We are destined to disappointment. Semantics, it turns out, abstracts from the user of language and analyzes only the expressions and their designata. Like syntax it operates from the logical pole in that it is chiefly concerned with formation of “rules” for the application of symbols to things. Korzybski, we discover, is not interested in how it is that words get applied to things, in the extraordinary act of naming, but only in our perverse tendency to use words incorrectly, and in making a “structural differential” so that one may use words with the full knowledge of the level of abstraction to which they apply. Or if we turn to Tarski’s classic paper on the semantic conception of truth with high hopes that at last we have come to the heart of the matter, we will find as the thesis of the article the following criterion of “material adequacy”: X is true if, and only if, p is true, which when interpreted yields: “S now is white” is true if, and only if, snow is white.

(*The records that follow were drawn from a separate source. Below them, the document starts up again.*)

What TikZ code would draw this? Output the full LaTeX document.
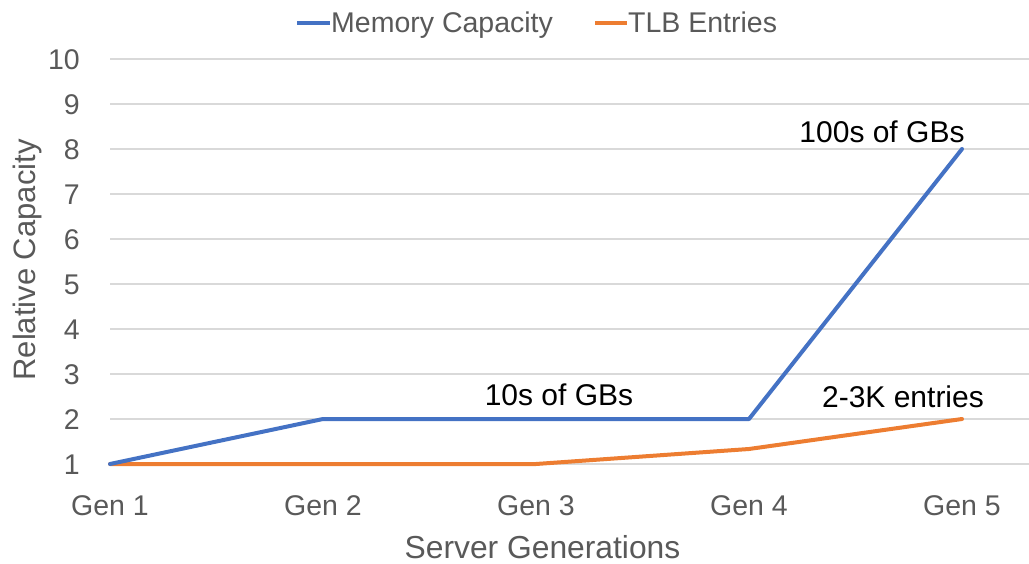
\documentclass[tikz,border=0pt]{standalone}
\usepackage{fontspec}
\setmainfont{Liberation Sans}
\definecolor{memblue}{HTML}{4472C4}
\definecolor{tlborange}{HTML}{ED7D31}
\definecolor{axisgray}{HTML}{595959}
\definecolor{gridgray}{HTML}{D9D9D9}
\tikzset{
  gridline/.style={draw=gridgray, line width=1.5pt},
  series/.style={line width=4pt, line join=round, line cap=round},
  ticklabel/.style={text=axisgray, inner sep=0pt, font=\fontsize{28.5}{32}\selectfont},
  axistitle/.style={text=axisgray, inner sep=0pt, font=\fontsize{31}{34}\selectfont},
  legendtext/.style={text=axisgray, inner sep=0pt, anchor=base west, font=\fontsize{28.5}{32}\selectfont},
  annot/.style={text=black, inner sep=0pt, anchor=base, font=\fontsize{30}{34}\selectfont},
}
\begin{document}
\begin{tikzpicture}[x=1pt, y=-1pt]
  \useasboundingbox (0,0) rectangle (1029,564);

  % horizontal grid and value labels (value v sits at y = 464 - 45(v-1))
  \foreach \v in {1,...,10} {
    \pgfmathsetmacro{\gy}{464-45*(\v-1)}
    \draw[gridline] (110,\gy) -- (1029,\gy);
    \node[ticklabel, anchor=base east] (ytick\v) at (80,\gy+10.2) {\v};
  }

  % category labels (generation i sits at x = 110 + 213(i-1))
  \foreach \g in {1,...,5} {
    \pgfmathsetmacro{\gx}{110+213*(\g-1)}
    \node[ticklabel, anchor=base] (xtick\g) at (\gx,515) {Gen \g};
  }

  % axis titles
  \node[axistitle, anchor=base, font=\fontsize{31.8}{35}\selectfont] (xtitle) at (542.5,558.5) {Server Generations};
  \node[axistitle, anchor=base, rotate=90] (ytitle) at (35,260) {Relative Capacity};

  % data points
  \coordinate (m1) at (110,464);
  \coordinate (m2) at (323,419);
  \coordinate (m3) at (536,419);
  \coordinate (m4) at (749,419);
  \coordinate (m5) at (962,149);
  \coordinate (t1) at (110,464);
  \coordinate (t2) at (323,464);
  \coordinate (t3) at (536,464);
  \coordinate (t4) at (749,449);
  \coordinate (t5) at (962,419);

  % series
  \draw[series, tlborange] (t1) -- (t2) -- (t3) -- (t4) -- (t5);
  \draw[series, memblue] (m1) -- (m2) -- (m3) -- (m4) -- (m5);

  % annotations
  \node[annot] (lab10s) at (559,405) {10s of GBs};
  \node[annot] (lab100s) at (882,143) {100s of GBs};
  \node[annot] (labtlb) at (903,407) {2-3K entries};

  % legend
  \coordinate (lgA1) at (297,23);
  \coordinate (lgA2) at (330,23);
  \draw[memblue, line width=4pt] (lgA1) -- (lgA2);
  \node[legendtext] (lgAtext) at (331,33) {Memory Capacity};
  \coordinate (lgB1) at (595,23);
  \coordinate (lgB2) at (627,23);
  \draw[tlborange, line width=4pt] (lgB1) -- (lgB2);
  \node[legendtext] (lgBtext) at (628,33) {TLB Entries};
\end{tikzpicture}
\end{document}
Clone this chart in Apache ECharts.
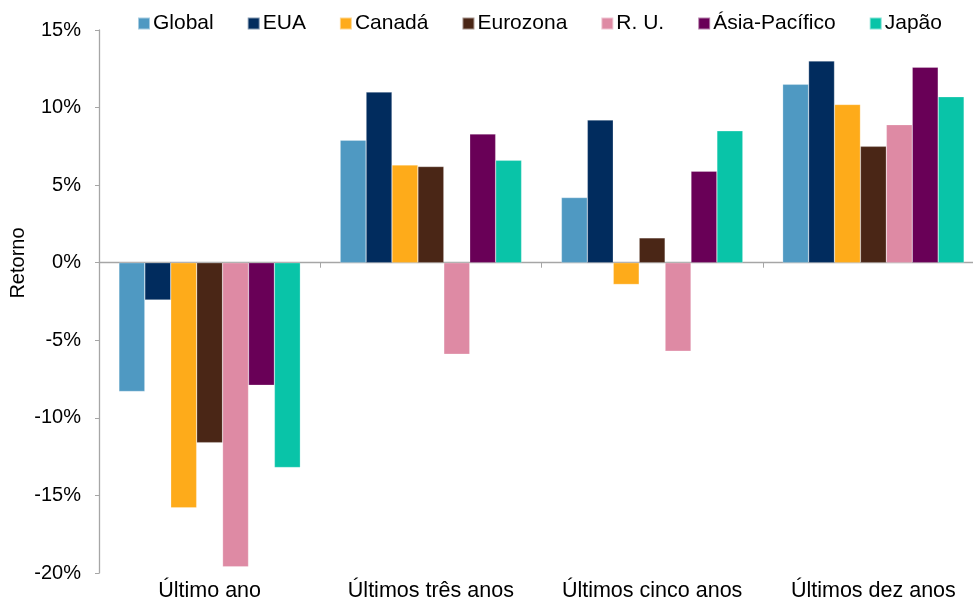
<!DOCTYPE html>
<html><head><meta charset="utf-8">
<script src="https://cdn.jsdelivr.net/npm/echarts@6/dist/echarts.min.js"></script>
<style>html,body{margin:0;padding:0;background:#fff}#c{width:973px;height:600px}</style>
</head><body><div id="c"></div>
<script>
const categories = ['Último ano', 'Últimos três anos', 'Últimos cinco anos', 'Últimos dez anos'];
const seriesNames = ['Global', 'EUA', 'Canadá', 'Eurozona', 'R. U.', 'Ásia-Pacífico', 'Japão'];
const global = [-8.3, 7.9, 4.2, 11.5];
const eua = [-2.4, 11.0, 9.2, 13.0];
const canada = [-15.8, 6.3, -1.4, 10.2];
const eurozona = [-11.6, 6.2, 1.6, 7.5];
const ru = [-19.6, -5.9, -5.7, 8.9];
const asia = [-7.9, 8.3, 5.9, 12.6];
const japao = [-13.2, 6.6, 8.5, 10.7];
const colors = ['#4F99C2', '#012C5E', '#FEAB1A', '#4A2616', '#DE8AA4', '#690057', '#09C4A8'];
const values = [global, eua, canada, eurozona, ru, asia, japao];

const font = 'Liberation Sans, Arial, sans-serif';
const chart = echarts.init(document.getElementById('c'));
chart.setOption({
  animation: false,
  color: colors,
  textStyle: { fontFamily: font },
  legend: {
    top: 13, left: 137, padding: 0, itemWidth: 12, itemHeight: 12, itemGap: 33,
    icon: 'rect',
    textStyle: { fontFamily: font, fontSize: 21, color: '#000', padding: [0, 0, 0, -2] },
    data: seriesNames
  },
  grid: { left: 99, width: 885, top: 30, bottom: 27, containLabel: false, outerBoundsMode: 'none' },
  xAxis: [
    {
      type: 'category', data: categories, position: 'bottom',
      axisLine: { show: false, onZero: false }, axisTick: { show: false },
      axisLabel: { fontFamily: font, fontSize: 21.5, color: '#000', margin: 7, interval: 0 }
    },
    {
      type: 'category', data: categories, position: 'bottom',
      axisLine: { show: true, onZero: true, lineStyle: { color: '#A6A6A6', width: 1.3 } },
      axisTick: { show: true, length: 5, lineStyle: { color: '#A6A6A6' } },
      axisLabel: { show: false }
    }
  ],
  yAxis: {
    type: 'value', min: -20, max: 15, interval: 5,
    axisLine: { show: true, lineStyle: { color: '#A6A6A6', width: 1.3 } },
    axisTick: { show: true, length: 4, lineStyle: { color: '#A6A6A6' } },
    splitLine: { show: false },
    axisLabel: { fontFamily: font, fontSize: 20, color: '#000', margin: 18, formatter: '{value}%' }
  },
  graphic: [{
    type: 'text', x: 18, y: 263, rotation: Math.PI / 2,
    style: { text: 'Retorno', font: '20px ' + font, fill: '#000', align: 'center', verticalAlign: 'middle' }
  }],
  series: seriesNames.map((n, i) => ({
    name: n, type: 'bar', xAxisIndex: 0, data: values[i],
    barGap: '0%', barCategoryGap: '18%',
    itemStyle: { color: colors[i], borderColor: 'rgba(255,255,255,0.5)', borderWidth: 0.5 }
  }))
});
</script></body></html>
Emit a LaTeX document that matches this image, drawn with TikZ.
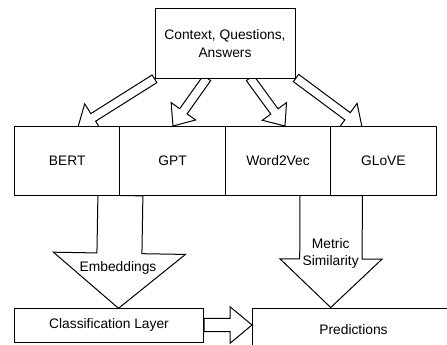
\documentclass[tikz,border=0pt]{standalone}
\usepackage{fontspec}
\setmainfont{Liberation Sans}
\usetikzlibrary{calc}
\pgfdeclarelayer{bg}
\pgfsetlayers{bg,main}
% #1 options, #2 start, #3 tip, #4 shaft half width, #5 head half width, #6 head length
\newcommand\hollowarrow[6][]{%
  \coordinate (ha-h) at ($(#3)!#6!(#2)$);
  \draw[harrow,#1] ($(#2)!#4!90:(#3)$) -- ($(ha-h)!#4!90:(#3)$) -- ($(ha-h)!#5!90:(#3)$)
    -- (#3) -- ($(ha-h)!#5!-90:(#3)$) -- ($(ha-h)!#4!-90:(#3)$) -- ($(#2)!#4!-90:(#3)$) -- cycle;
}
\begin{document}
\begin{tikzpicture}[x=1pt,y=-1pt,
  box/.style={draw=black, line width=1pt, fill=white, align=center, inner sep=0pt,
    font=\fontsize{13.8}{18}\selectfont},
  rowbox/.style={box, minimum width=105.4pt, minimum height=69pt},
  harrow/.style={draw=black, fill=white, line width=1pt, line join=miter},
  lbl/.style={align=center, inner sep=0pt, font=\fontsize{13.8}{16.7}\selectfont}]
\useasboundingbox (0,0) rectangle (447,345);

\node[box, minimum width=140pt, minimum height=70pt] (ctx) at (225,43.3) {Context, Questions,\\Answers};

\node[rowbox] (bert)  at (67.2,160.5)  {BERT};
\node[rowbox] (gpt)   at (172.6,160.5) {GPT};
\node[rowbox] (w2v)   at (278,160.5)   {Word2Vec};
\node[rowbox] (glove) at (383.4,160.5) {GLoVE};

\node[box, minimum width=189pt, minimum height=34pt] (cls) at (109,325) {Classification Layer};
\begin{scope}
  \clip (0,0) rectangle (447,345);
  \node[box, minimum width=203pt, minimum height=44pt] (pred) at (353.5,330) {Predictions};
\end{scope}

\coordinate (s2) at (207,78);
\coordinate (s3) at (250,78);
\coordinate (s4) at (296,78);
\coordinate (t1) at (78,127);
\coordinate (t2) at (173,126);
\coordinate (t3) at (285,126);
\coordinate (t4) at (362,127);
\coordinate (te) at (118.5,308.3);
\coordinate (tm) at (330.7,307.5);
\coordinate (tp) at (252,325);

\begin{pgfonlayer}{bg}
  \fill[white] (0,0) rectangle (447,345);
  \hollowarrow{ctx.south west}{t1}{4.5pt}{16pt}{18pt}
  \hollowarrow{s2}{t2}{4.5pt}{15pt}{18pt}
  \hollowarrow{s3}{t3}{4.5pt}{15pt}{18pt}
  \hollowarrow{s4}{t4}{4.5pt}{16pt}{18pt}
  \hollowarrow{bert.south east}{te}{22.5pt}{66pt}{55pt}
  \hollowarrow{w2v.south east}{tm}{31.2pt}{51pt}{48.5pt}
  \hollowarrow{cls.east}{tp}{6.7pt}{18.3pt}{22pt}
\end{pgfonlayer}

\node[lbl] (embl) at (118,268) {Embeddings};
\node[lbl] (metl) at (330.7,253.3) {Metric\\Similarity};
\end{tikzpicture}
\end{document}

I do not wish to deny the usefulness of Tarski’s criterion within the limits he has set; I only wish to point out that Tarski by his own emphatic asseveration is not concerned with the problem of knowing.*

If, in order to bring the twain together by the semiotic method, we strain forward to the furthest limits of behaviorism and backward to the earliest take-off point of semantics, we will find that the gap between them is narrow but exceeding deep. Logical syntax begins with the “protocol statement,” the simplest naming sentence; semantics is exclusively concerned with its rules of designation. In regard to the logical syntax of the language of science, Carnap wrote: “Science is a system of statements based on direct experience and controlled by experimental verification….Verification is based on protocol statements. ” Protocol statements are “statements needing no justification and serving as the foundations for all the remaining statements of science.”